His biggest hits, though, were lighter pieces. Riddle had a knack for making his point through understatement that eluded Gleason. The first, "Lisbon Antigua," was brought to his attention by the sister of Nat "King" Cole's manager, and came out at the height of the wave of European covers. His recordings never quite brought Riddle the success he was looking for, though. His earnings as an arranger paled compared to Henry Mancini's royalties from originals like "Moon River" and "Days of Wine and Roses," and Riddle felt something of a rivalry with Mancini throughout their careers.
Riddle also wrote for a number of television shows, including "The Untouchables," and his theme for the series, "Route 66," was released as a single and made it into the Top 40 in 1962. He also scored a number of films, including the Rat Pack classics "Ocean's Eleven" and "Robin and the Seven Hoods," as well as "Harlow," "Red Line 7000," "The Maltese Bippy," "Lolita," "Batman," "A Rage to Live," and "El Dorado." Although Neal Hefti wrote the hit theme for "Batman," Riddle wrote the "zow"-ey arrangements for the actual episodes.

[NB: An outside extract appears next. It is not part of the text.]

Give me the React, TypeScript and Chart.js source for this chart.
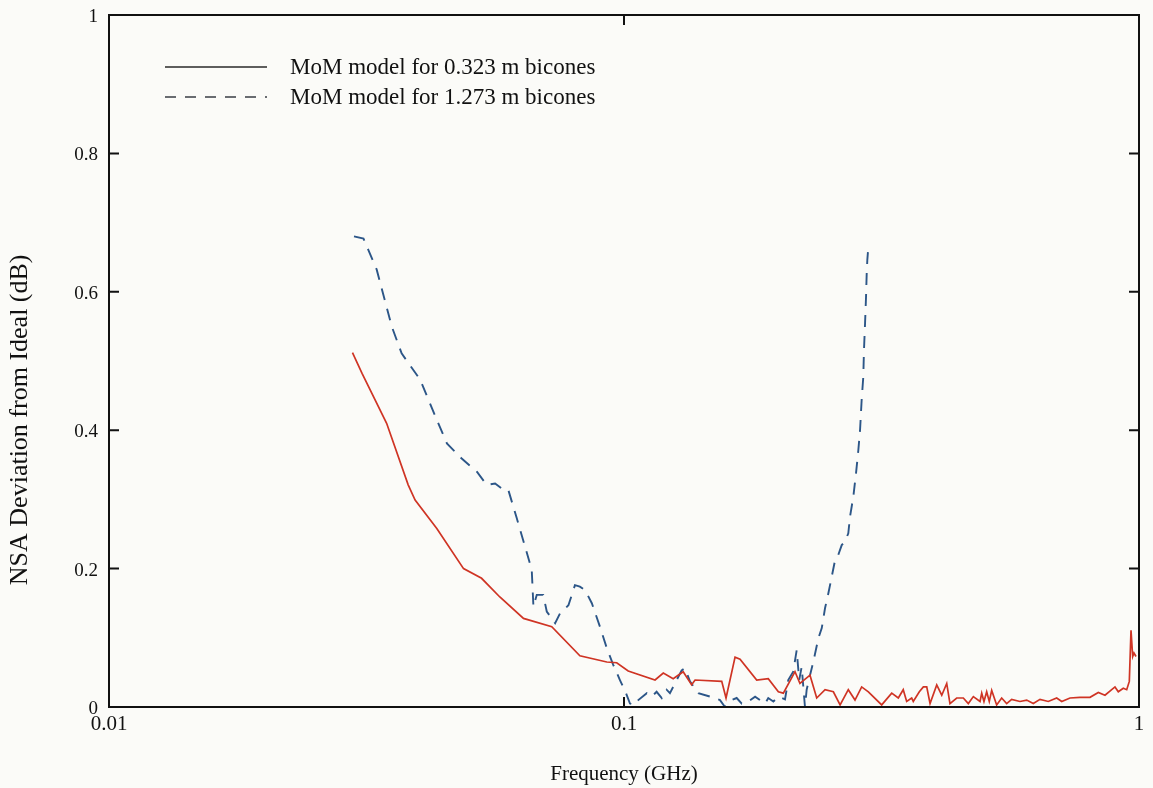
import React, { useEffect, useRef } from "react";
import { Chart, registerables } from "chart.js";

Chart.register(...registerables);

// Axis ticks
const X_TICKS = [0.01, 0.1, 1];
const X_TICK_LABELS = ["0.01", "0.1", "1"];
const Y_TICKS = [0, 0.2, 0.4, 0.6, 0.8, 1];
const Y_TICK_LABELS = ["0", "0.2", "0.4", "0.6", "0.8", "1"];

const X_TITLE = "Frequency (GHz)";
const Y_TITLE = "NSA Deviation from Ideal (dB)";
const LABEL_SMALL = "MoM model for 0.323 m bicones";
const LABEL_LARGE = "MoM model for 1.273 m bicones";

// 0.323 m biconical antennas: frequency (GHz) and NSA deviation (dB)
const FREQ_SMALL = [
  0.0297, 0.031, 0.0346, 0.0381, 0.0393, 0.0433, 0.0488, 0.0529, 0.0574, 0.0638,
  0.0724, 0.0821, 0.0926, 0.0968, 0.1019, 0.1149, 0.1192, 0.1246, 0.1303, 0.1353,
  0.1374, 0.1548, 0.1578, 0.1643, 0.168, 0.181, 0.1906, 0.1994, 0.2039, 0.2148,
  0.2196, 0.2297, 0.2367, 0.2457, 0.255, 0.2628, 0.2726, 0.2809, 0.2894, 0.2982,
  0.3165, 0.331, 0.3409, 0.3485, 0.3539, 0.3619, 0.3645, 0.3745, 0.3813, 0.3871,
  0.3929, 0.4048, 0.414, 0.4233, 0.4295, 0.4426, 0.4559, 0.4662, 0.4768, 0.4913,
  0.495, 0.5, 0.5061, 0.512, 0.5176, 0.5292, 0.5412, 0.5534, 0.5659, 0.5873,
  0.6052, 0.6234, 0.6424, 0.6666, 0.6921, 0.7079, 0.7345, 0.768, 0.8033, 0.8337,
  0.859, 0.8851, 0.8982, 0.9116, 0.9322, 0.9465, 0.9576, 0.9649, 0.9722, 0.9779,
  0.9867,
];
const NSA_SMALL = [
  0.512, 0.482, 0.41, 0.321, 0.299, 0.258, 0.2, 0.186, 0.159, 0.128,
  0.116, 0.074, 0.065, 0.064, 0.052, 0.039, 0.049, 0.041, 0.051, 0.032,
  0.039, 0.037, 0.013, 0.072, 0.069, 0.039, 0.041, 0.022, 0.02, 0.051,
  0.034, 0.046, 0.013, 0.025, 0.022, 0.003, 0.025, 0.01, 0.029, 0.022,
  0.003, 0.02, 0.013, 0.025, 0.008, 0.013, 0.008, 0.022, 0.029, 0.029,
  0.005, 0.032, 0.017, 0.034, 0.005, 0.013, 0.013, 0.005, 0.015, 0.008,
  0.02, 0.008, 0.022, 0.008, 0.024, 0.003, 0.013, 0.005, 0.011, 0.008,
  0.01, 0.005, 0.011, 0.008, 0.013, 0.008, 0.013, 0.014, 0.014, 0.021,
  0.017, 0.025, 0.029, 0.022, 0.027, 0.025, 0.037, 0.111, 0.073, 0.078,
  0.073,
];

// 1.273 m biconical antennas: frequency (GHz) and NSA deviation (dB)
const FREQ_LARGE = [
  0.0299, 0.0312, 0.0331, 0.0354, 0.037, 0.0384, 0.0402, 0.0433, 0.0453, 0.0484,
  0.0518, 0.0541, 0.0562, 0.0583, 0.0596, 0.0619, 0.0647, 0.0662, 0.0667, 0.0677,
  0.0697, 0.0708, 0.0735, 0.0751, 0.078, 0.0803, 0.0821, 0.084, 0.0866, 0.0898,
  0.0926, 0.0953, 0.0982, 0.1009, 0.1027, 0.105, 0.1066, 0.1107, 0.1132, 0.1157,
  0.1184, 0.121, 0.1228, 0.1294, 0.1313, 0.1343, 0.1394, 0.1469, 0.1536, 0.1571,
  0.1619, 0.1655, 0.1693, 0.1743, 0.1797, 0.1837, 0.1879, 0.1906, 0.195, 0.1994,
  0.2054, 0.2084, 0.2131, 0.2164, 0.2189, 0.2213, 0.2246, 0.2263, 0.2297, 0.2331,
  0.2384, 0.2421, 0.2457, 0.2493, 0.2531, 0.2569, 0.2607, 0.2647, 0.2686, 0.2726,
  0.2747, 0.2788, 0.2822, 0.2851, 0.2873, 0.2894, 0.2915, 0.2924, 0.2938, 0.2951,
  0.296, 0.2968, 0.2978,
];
const NSA_LARGE = [
  0.68, 0.677, 0.632, 0.55, 0.511, 0.494, 0.473, 0.415, 0.381, 0.359,
  0.34, 0.321, 0.323, 0.314, 0.314, 0.273, 0.224, 0.198, 0.145, 0.162,
  0.162, 0.138, 0.121, 0.135, 0.147, 0.176, 0.174, 0.169, 0.15, 0.116,
  0.085, 0.061, 0.039, 0.02, 0.005, 0.003, 0.01, 0.02, 0.015, 0.022,
  0.013, 0.025, 0.02, 0.053, 0.056, 0.037, 0.02, 0.015, 0.01, 0.0,
  0.01, 0.013, 0.005, 0.008, 0.015, 0.01, 0.005, 0.013, 0.008, 0.015,
  0.011, 0.039, 0.051, 0.082, 0.039, 0.058, 0.0, 0.025, 0.046, 0.065,
  0.099, 0.114, 0.143, 0.164, 0.188, 0.212, 0.22, 0.234, 0.239, 0.251,
  0.275, 0.304, 0.338, 0.371, 0.4, 0.444, 0.477, 0.516, 0.554, 0.593,
  0.627, 0.646, 0.66,
];

const RED = "#cf3424";
const BLUE = "#2c5688";
const INK = "#111111";
const PAPER = "#fbfbf8";
const SERIF = "'Liberation Serif', 'Times New Roman', serif";

// Paper background, closed frame with inward ticks, y-axis title and the inset key
const framePlugin = {
  id: "frame",
  beforeDraw(chart: any) {
    const { ctx, width, height } = chart;
    ctx.save();
    ctx.fillStyle = PAPER;
    ctx.fillRect(0, 0, width, height);
    ctx.restore();
  },
  afterDatasetsDraw(chart: any) {
    const { ctx, chartArea: a, scales } = chart;
    ctx.save();
    ctx.strokeStyle = INK;
    ctx.lineWidth = 2;
    ctx.strokeRect(a.left, a.top, a.right - a.left, a.bottom - a.top);
    const tick = 10;
    ctx.beginPath();
    X_TICKS.slice(1, -1).forEach((v) => {
      const px = scales.x.getPixelForValue(v);
      ctx.moveTo(px, a.bottom);
      ctx.lineTo(px, a.bottom - tick);
      ctx.moveTo(px, a.top);
      ctx.lineTo(px, a.top + tick);
    });
    Y_TICKS.slice(1, -1).forEach((v) => {
      const py = scales.y.getPixelForValue(v);
      ctx.moveTo(a.left, py);
      ctx.lineTo(a.left + tick, py);
      ctx.moveTo(a.right, py);
      ctx.lineTo(a.right - tick, py);
    });
    ctx.stroke();

    // y-axis title, set a little below the middle of the axis
    ctx.save();
    ctx.translate(20, scales.y.getPixelForValue(0.415));
    ctx.rotate(-Math.PI / 2);
    ctx.fillStyle = INK;
    ctx.font = `26px ${SERIF}`;
    ctx.textAlign = "center";
    ctx.textBaseline = "middle";
    ctx.fillText(Y_TITLE, 0, 0);
    ctx.restore();

    // key
    const keyX0 = 165;
    const keyX1 = 267;
    const textX = 290;
    const rows = [
      { y: 67, dash: [] as number[], color: "#2a2a2a" },
      { y: 97, dash: [11, 9], color: "#3a3e44" },
    ];
    chart.data.datasets.forEach((ds: any, i: number) => {
      const r = rows[i];
      ctx.beginPath();
      ctx.setLineDash(r.dash);
      ctx.strokeStyle = r.color;
      ctx.lineWidth = 1.4;
      ctx.moveTo(keyX0, r.y);
      ctx.lineTo(keyX1, r.y);
      ctx.stroke();
      ctx.setLineDash([]);
      ctx.fillStyle = INK;
      ctx.font = `23px ${SERIF}`;
      ctx.textAlign = "left";
      ctx.textBaseline = "middle";
      ctx.fillText(ds.label, textX, r.y + 1);
    });
    ctx.restore();
  },
};

export default function App() {
  const canvasRef = useRef<HTMLCanvasElement | null>(null);

  useEffect(() => {
    const canvas = canvasRef.current;
    if (!canvas) return;
    Chart.defaults.font.family = SERIF;
    Chart.defaults.color = INK;

    const chart = new Chart(canvas, {
      type: "line",
      data: {
        datasets: [
          {
            label: LABEL_SMALL,
            data: FREQ_SMALL.map((f, i) => ({ x: f, y: NSA_SMALL[i] })),
            borderColor: RED,
            borderWidth: 1.7,
            pointRadius: 0,
            tension: 0,
            fill: false,
          },
          {
            label: LABEL_LARGE,
            data: FREQ_LARGE.map((f, i) => ({ x: f, y: NSA_LARGE[i] })),
            borderColor: BLUE,
            borderWidth: 1.9,
            borderDash: [12, 9],
            pointRadius: 0,
            tension: 0,
            fill: false,
          },
        ],
      },
      options: {
        responsive: false,
        animation: false,
        events: [],
        layout: { padding: { top: 15, right: 14, left: 0, bottom: 0 } },
        plugins: {
          legend: { display: false },
          tooltip: { enabled: false },
        },
        scales: {
          x: {
            type: "logarithmic",
            min: 0.01,
            max: 1,
            grid: { display: false },
            border: { display: false },
            afterBuildTicks: (scale: any) => {
              scale.ticks = X_TICKS.map((v) => ({ value: v }));
            },
            afterFit: (scale: any) => {
              scale.height = 81;
            },
            ticks: {
              autoSkip: false,
              maxRotation: 0,
              padding: -3,
              font: { size: 21 },
              callback: (v: any) => {
                const i = X_TICKS.findIndex((t) => Math.abs(t - Number(v)) < 1e-9);
                return i >= 0 ? X_TICK_LABELS[i] : "";
              },
            },
            title: {
              display: true,
              text: X_TITLE,
              font: { size: 21 },
              padding: { top: 0, bottom: 1 },
            },
          },
          y: {
            type: "linear",
            min: 0,
            max: 1,
            grid: { display: false },
            border: { display: false },
            afterBuildTicks: (scale: any) => {
              scale.ticks = Y_TICKS.map((v) => ({ value: v }));
            },
            afterFit: (scale: any) => {
              scale.width = 109;
            },
            ticks: {
              padding: 3,
              labelOffset: 2,
              font: { size: 19 },
              callback: (v: any) => {
                const i = Y_TICKS.findIndex((t) => Math.abs(t - Number(v)) < 1e-9);
                return i >= 0 ? Y_TICK_LABELS[i] : "";
              },
            },
          },
        },
      },
      plugins: [framePlugin],
    });
    return () => chart.destroy();
  }, []);

  return (
    <div style={{ position: "absolute", left: 0, top: 0, width: 1153, height: 788, background: PAPER }}>
      <canvas ref={canvasRef} width={1153} height={788} style={{ display: "block" }} />
    </div>
  );
}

He served as musical director of "The Smothers Brothers Comedy Hour" and later, "The Julie Andrews Show." He retired in the mid-1970s, but came back when asked to arrange some songs for an album of torch songs Linda Ronstadt was recording. Riddle commented that he didn't do songs, he did albums, and Ronstadt's producer hired him for the whole album. Riddle's lush arrangements on Ronstadt's "What's New," "Lush Life," and "For Sentimental Reasons" gave the recordings a tremendous boost and helped reintroduce the style that Harry Connick, Jr. and others subsequently imitated to great success. Riddle also arranged and conducted for the inauguration balls for John Kennedy and Ronald Reagan.